>> start

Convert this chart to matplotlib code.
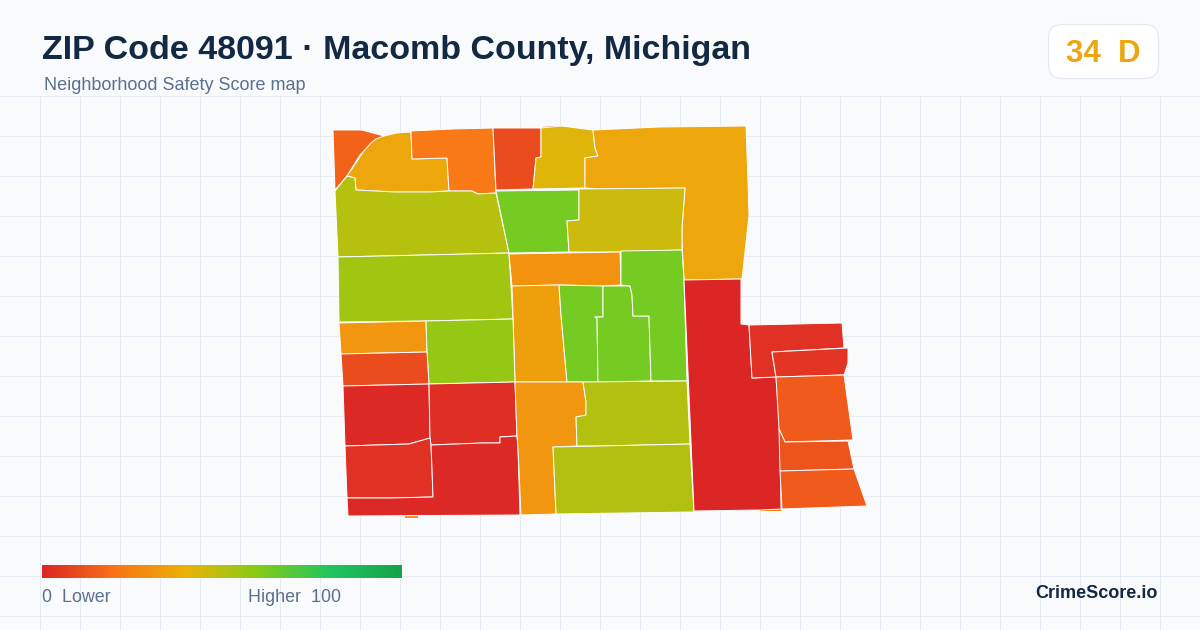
import matplotlib
matplotlib.use('Agg')
import matplotlib.pyplot as plt
from matplotlib.colors import LinearSegmentedColormap
from matplotlib.patches import FancyBboxPatch, Polygon
import numpy as np

plt.rcParams['font.family'] = ['Liberation Sans', 'DejaVu Sans']

# tract scores, same order as tract_shapes
tract_scores = [16, 36, 22, 10, 42, 36, 50, 63, 46, 54, 30, 34, 63, 63, 63, 31, 57, 10,
                1, 2, 3, 1, 31, 51, 51, 0, 3, 4, 14, 12, 14]

# tract outlines, in picture pixels
tract_shapes = [
    [(333,130),(362,130),(384,136),(372,143),(360,155),(347,176),(335,190)],
    [(384,136),(397,133),(411,132),(412,159),(447,158),(449,191),(429,192),(395,192),(356,190),(355,178),(347,176),(356,163),(363,152),(370,144),(376,139)],
    [(411,131),(452,129),(493,128),(496,193),(478,194),(472,191),(449,191),(447,158),(412,159)],
    [(493,128),(541,128),(541,157),(536,158),(533,189),(496,190)],
    [(541,128),(562,126),(577,128),(593,130),(595,148),(598,156),(585,158),(585,188),(533,189),(536,158),(541,157)],
    [(593,130),(660,127),(746,126),(748,182),(749,215),(745,252),(742,279),(684,280),(682,242),(682,228),(685,188),(600,189),(585,188),(585,158),(598,156),(595,148)],
    [(347,176),(355,178),(356,190),(395,192),(429,192),(449,191),(472,191),(478,194),(496,193),(509,253),(425,255),(338,257),(335,191)],
    [(496,191),(579,190),(579,220),(567,221),(569,252),(509,253)],
    [(579,189),(685,188),(682,228),(682,250),(620,252),(569,252),(567,221),(579,220)],
    [(338,257),(425,255),(509,253),(513,319),(425,321),(339,322)],
    [(509,254),(620,252),(621,285),(603,286),(559,285),(512,286)],
    [(512,286),(559,285),(561,315),(567,382),(515,382),(513,315)],
    [(559,285),(603,286),(603,317),(595,317),(597,318),(598,382),(567,382),(561,315)],
    [(603,286),(630,286),(632,295),(633,316),(649,316),(651,381),(598,382),(597,318),(595,317),(603,317)],
    [(621,251),(682,250),(684,280),(687,381),(651,381),(649,316),(633,316),(632,295),(630,286),(621,285)],
    [(339,323),(426,321),(427,352),(341,354)],
    [(426,321),(513,319),(515,382),(429,384),(427,352)],
    [(341,354),(427,352),(429,384),(343,386)],
    [(343,386),(429,384),(430,438),(409,444),(345,446)],
    [(429,384),(515,382),(517,436),(500,437),(500,443),(482,443),(431,445),(430,438)],
    [(345,446),(409,444),(430,438),(431,445),(432,468),(433,497),(390,498),(347,498)],
    [(431,445),(482,443),(500,443),(500,437),(517,436),(518,448),(520,515),(348,516),(347,498),(390,498),(433,497),(432,468)],
    [(515,382),(583,382),(586,402),(586,415),(576,417),(577,446),(553,447),(556,514),(521,515),(518,448),(517,436)],
    [(583,382),(687,381),(690,444),(600,446),(577,446),(576,417),(586,415),(586,402)],
    [(553,447),(600,446),(690,444),(694,512),(556,514)],
    [(684,280),(741,279),(741,324),(749,325),(752,378),(776,377),(780,430),(781,509),(760,510),(694,511)],
    [(749,325),(842,323),(844,348),(772,352),(776,377),(752,378)],
    [(772,352),(848,348),(848,363),(844,375),(776,377)],
    [(776,377),(844,375),(853,440),(785,442),(779,429)],
    [(779,429),(785,442),(848,441),(854,469),(780,471)],
    [(780,471),(854,469),(867,506),(782,509)],
]

# tiny slivers that peek out along the map edge
sliver_scores = [2, 28, 24]
sliver_shapes = [
    [(543,127),(560,126),(560,128),(543,128)],
    [(405,516),(418,516),(418,518),(405,518)],
    [(760,510),(781,509),(781,511),(760,511)],
]

# colour ramp of the legend
ramp_positions = [0, 0.2, 0.4, 0.6, 0.8, 1]
ramp_colors = ['#dc2626', '#f97316', '#eab308', '#84cc16', '#22c55e', '#16a34a']

title = 'ZIP Code 48091 · Macomb County, Michigan'
subtitle = 'Neighborhood Safety Score map'
score_text = '34  D'

cmap = LinearSegmentedColormap.from_list('safety', list(zip(ramp_positions, ramp_colors)))

fig = plt.figure(figsize=(12, 6.3), dpi=100, facecolor='#f8fafc')
ax = fig.add_axes([0, 0, 1, 1])
ax.set_xlim(0, 1200)
ax.set_ylim(630, 0)
ax.axis('off')

# background grid only starts under the header
for x in range(40, 1200, 40):
    ax.plot([x, x], [96, 630], color='#e4ebf2', lw=0.72, zorder=1)
for y in range(96, 630, 40):
    ax.plot([0, 1200], [y, y], color='#e4ebf2', lw=0.72, zorder=1)

for shape, score in zip(sliver_shapes, sliver_scores):
    ax.add_patch(Polygon(shape, closed=True, facecolor=cmap(score / 100), edgecolor='none', zorder=2))

for shape, score in zip(tract_shapes, tract_scores):
    ax.add_patch(Polygon(shape, closed=True, facecolor=cmap(score / 100), edgecolor='white',
                         linewidth=0.7, joinstyle='round', zorder=2))

ax.text(42, 50, title, fontsize=24.45, fontweight='bold', color='#132843', va='center', ha='left')
ax.text(44, 86, subtitle, fontsize=12.95, color='#5b708f', va='center', ha='left')

# score badge
ax.add_patch(FancyBboxPatch((1048.5, 24.5), 110, 54, boxstyle='round,pad=0,rounding_size=14',
                            facecolor='white', edgecolor='#e2e8f0', linewidth=0.8, zorder=3))
ax.text(1103, 54, score_text, fontsize=22.5, fontweight='bold', color='#eca611',
        va='center', ha='center', zorder=4)

# legend
gradient = np.linspace(0, 1, 360).reshape(1, -1)
ax.imshow(gradient, cmap=cmap, extent=(42, 402, 578, 565), aspect='auto', zorder=3)
ax.set_xlim(0, 1200)
ax.set_ylim(630, 0)
ax.text(42, 598, '0  Lower', fontsize=12.9, color='#5b708f', va='center', ha='left')
ax.text(341, 598, 'Higher  100', fontsize=12.9, color='#5b708f', va='center', ha='right')

ax.text(1158, 594, 'CrimeScore.io', fontsize=13, fontweight='bold', color='#132843', va='center', ha='right')

fig.savefig('out.png', dpi=100, facecolor=fig.get_facecolor())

>> end

▶ **Stated exercise**: Images in the data above are to be skipped. Retype all other material exactly.

▶ **Task output**:
Convert this chart to matplotlib code.
import matplotlib
matplotlib.use('Agg')
import matplotlib.pyplot as plt
from matplotlib.colors import LinearSegmentedColormap
from matplotlib.patches import FancyBboxPatch, Polygon
import numpy as np

plt.rcParams['font.family'] = ['Liberation Sans', 'DejaVu Sans']

# tract scores, same order as tract_shapes
tract_scores = [16, 36, 22, 10, 42, 36, 50, 63, 46, 54, 30, 34, 63, 63, 63, 31, 57, 10,
                1, 2, 3, 1, 31, 51, 51, 0, 3, 4, 14, 12, 14]

# tract outlines, in picture pixels
tract_shapes = [
    [(333,130),(362,130),(384,136),(372,143),(360,155),(347,176),(335,190)],
    [(384,136),(397,133),(411,132),(412,159),(447,158),(449,191),(429,192),(395,192),(356,190),(355,178),(347,176),(356,163),(363,152),(370,144),(376,139)],
    [(411,131),(452,129),(493,128),(496,193),(478,194),(472,191),(449,191),(447,158),(412,159)],
    [(493,128),(541,128),(541,157),(536,158),(533,189),(496,190)],
    [(541,128),(562,126),(577,128),(593,130),(595,148),(598,156),(585,158),(585,188),(533,189),(536,158),(541,157)],
    [(593,130),(660,127),(746,126),(748,182),(749,215),(745,252),(742,279),(684,280),(682,242),(682,228),(685,188),(600,189),(585,188),(585,158),(598,156),(595,148)],
    [(347,176),(355,178),(356,190),(395,192),(429,192),(449,191),(472,191),(478,194),(496,193),(509,253),(425,255),(338,257),(335,191)],
    [(496,191),(579,190),(579,220),(567,221),(569,252),(509,253)],
    [(579,189),(685,188),(682,228),(682,250),(620,252),(569,252),(567,221),(579,220)],
    [(338,257),(425,255),(509,253),(513,319),(425,321),(339,322)],
    [(509,254),(620,252),(621,285),(603,286),(559,285),(512,286)],
    [(512,286),(559,285),(561,315),(567,382),(515,382),(513,315)],
    [(559,285),(603,286),(603,317),(595,317),(597,318),(598,382),(567,382),(561,315)],
    [(603,286),(630,286),(632,295),(633,316),(649,316),(651,381),(598,382),(597,318),(595,317),(603,317)],
    [(621,251),(682,250),(684,280),(687,381),(651,381),(649,316),(633,316),(632,295),(630,286),(621,285)],
    [(339,323),(426,321),(427,352),(341,354)],
    [(426,321),(513,319),(515,382),(429,384),(427,352)],
    [(341,354),(427,352),(429,384),(343,386)],
    [(343,386),(429,384),(430,438),(409,444),(345,446)],
    [(429,384),(515,382),(517,436),(500,437),(500,443),(482,443),(431,445),(430,438)],
    [(345,446),(409,444),(430,438),(431,445),(432,468),(433,497),(390,498),(347,498)],
    [(431,445),(482,443),(500,443),(500,437),(517,436),(518,448),(520,515),(348,516),(347,498),(390,498),(433,497),(432,468)],
    [(515,382),(583,382),(586,402),(586,415),(576,417),(577,446),(553,447),(556,514),(521,515),(518,448),(517,436)],
    [(583,382),(687,381),(690,444),(600,446),(577,446),(576,417),(586,415),(586,402)],
    [(553,447),(600,446),(690,444),(694,512),(556,514)],
    [(684,280),(741,279),(741,324),(749,325),(752,378),(776,377),(780,430),(781,509),(760,510),(694,511)],
    [(749,325),(842,323),(844,348),(772,352),(776,377),(752,378)],
    [(772,352),(848,348),(848,363),(844,375),(776,377)],
    [(776,377),(844,375),(853,440),(785,442),(779,429)],
    [(779,429),(785,442),(848,441),(854,469),(780,471)],
    [(780,471),(854,469),(867,506),(782,509)],
]

# tiny slivers that peek out along the map edge
sliver_scores = [2, 28, 24]
sliver_shapes = [
    [(543,127),(560,126),(560,128),(543,128)],
    [(405,516),(418,516),(418,518),(405,518)],
    [(760,510),(781,509),(781,511),(760,511)],
]

# colour ramp of the legend
ramp_positions = [0, 0.2, 0.4, 0.6, 0.8, 1]
ramp_colors = ['#dc2626', '#f97316', '#eab308', '#84cc16', '#22c55e', '#16a34a']

title = 'ZIP Code 48091 · Macomb County, Michigan'
subtitle = 'Neighborhood Safety Score map'
score_text = '34  D'

cmap = LinearSegmentedColormap.from_list('safety', list(zip(ramp_positions, ramp_colors)))

fig = plt.figure(figsize=(12, 6.3), dpi=100, facecolor='#f8fafc')
ax = fig.add_axes([0, 0, 1, 1])
ax.set_xlim(0, 1200)
ax.set_ylim(630, 0)
ax.axis('off')

# background grid only starts under the header
for x in range(40, 1200, 40):
    ax.plot([x, x], [96, 630], color='#e4ebf2', lw=0.72, zorder=1)
for y in range(96, 630, 40):
    ax.plot([0, 1200], [y, y], color='#e4ebf2', lw=0.72, zorder=1)

for shape, score in zip(sliver_shapes, sliver_scores):
    ax.add_patch(Polygon(shape, closed=True, facecolor=cmap(score / 100), edgecolor='none', zorder=2))

for shape, score in zip(tract_shapes, tract_scores):
    ax.add_patch(Polygon(shape, closed=True, facecolor=cmap(score / 100), edgecolor='white',
                         linewidth=0.7, joinstyle='round', zorder=2))

ax.text(42, 50, title, fontsize=24.45, fontweight='bold', color='#132843', va='center', ha='left')
ax.text(44, 86, subtitle, fontsize=12.95, color='#5b708f', va='center', ha='left')

# score badge
ax.add_patch(FancyBboxPatch((1048.5, 24.5), 110, 54, boxstyle='round,pad=0,rounding_size=14',
                            facecolor='white', edgecolor='#e2e8f0', linewidth=0.8, zorder=3))
ax.text(1103, 54, score_text, fontsize=22.5, fontweight='bold', color='#eca611',
        va='center', ha='center', zorder=4)

# legend
gradient = np.linspace(0, 1, 360).reshape(1, -1)
ax.imshow(gradient, cmap=cmap, extent=(42, 402, 578, 565), aspect='auto', zorder=3)
ax.set_xlim(0, 1200)
ax.set_ylim(630, 0)
ax.text(42, 598, '0  Lower', fontsize=12.9, color='#5b708f', va='center', ha='left')
ax.text(341, 598, 'Higher  100', fontsize=12.9, color='#5b708f', va='center', ha='right')

ax.text(1158, 594, 'CrimeScore.io', fontsize=13, fontweight='bold', color='#132843', va='center', ha='right')

fig.savefig('out.png', dpi=100, facecolor=fig.get_facecolor())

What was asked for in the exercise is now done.